What Ever Happened to the BP Oil Spill? Current Research on Polynuclear Aromatic Hydrocarbons in the Gulf of Mexico
As part of the Civil and Environmental Engineering graduate seminar lecture series, Marco Kaltofen a Ph.D. candidate for civil engineering presented a lecture on the current research on polynuclear aromatic hydrocarbons in the Gulf of Mexico.
This investigation measured the concentration and stability of polynuclear aromatic hydrocarbons, (PAH), and total petroleum hydrocarbons, (TPH), in crude oil-contaminated seawater of the Gulf of Mexico. PAH and TPH were also measured in laboratory-mixed samples of unfiltered Gulf of Mexico seawater, BP crude oil, and Nalco Corexit® dispersants. The investigation showed that, for a given crude concentration, [PAH]water was dependent on the ratio of dispersant to crude oil spikes in seawater.
The concentrations of PAHs and TPH increased in the water column when Corexit® oil dispersant products were added to seawater/petroleum mixes. Visually, dispersant addition resulted in immediate breakup of the crude oil NAPL layer on the water surface. Analyses proceeded by solvent extraction followed by GC-FID or GC/MS-SIM. Tarball/dispersant interactions in seawater were examined by these same techniques. Adding dispersant to tarballs in seawater had no significant observable effect, nor did [PAH]water rise appreciably.

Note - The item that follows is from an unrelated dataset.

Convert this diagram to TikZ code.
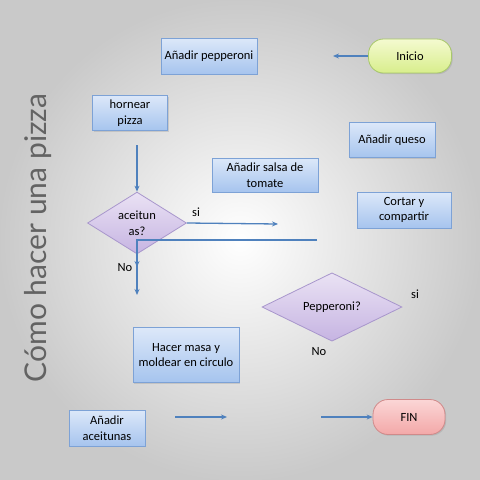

In the field, water column PAH and TPH concentrations were quantified in samples of seawater collected from inshore waters of southern Louisiana and western Florida. Toxic petrogenic compounds are generally more bioavailable when in the water column, rather than sequestered in nonaqueous phase liquids on the water surface. Increases in [PAH]water results in a greater amount of PAHs which may be available for uptake by marine organisms. PAH and TPH were measured in tissues of organisms, (oysters, jellyfish, crabs, tunicates, finfish, and crab larvae), collected from waters with known PAH and TPH contamination in the Gulf of Mexico.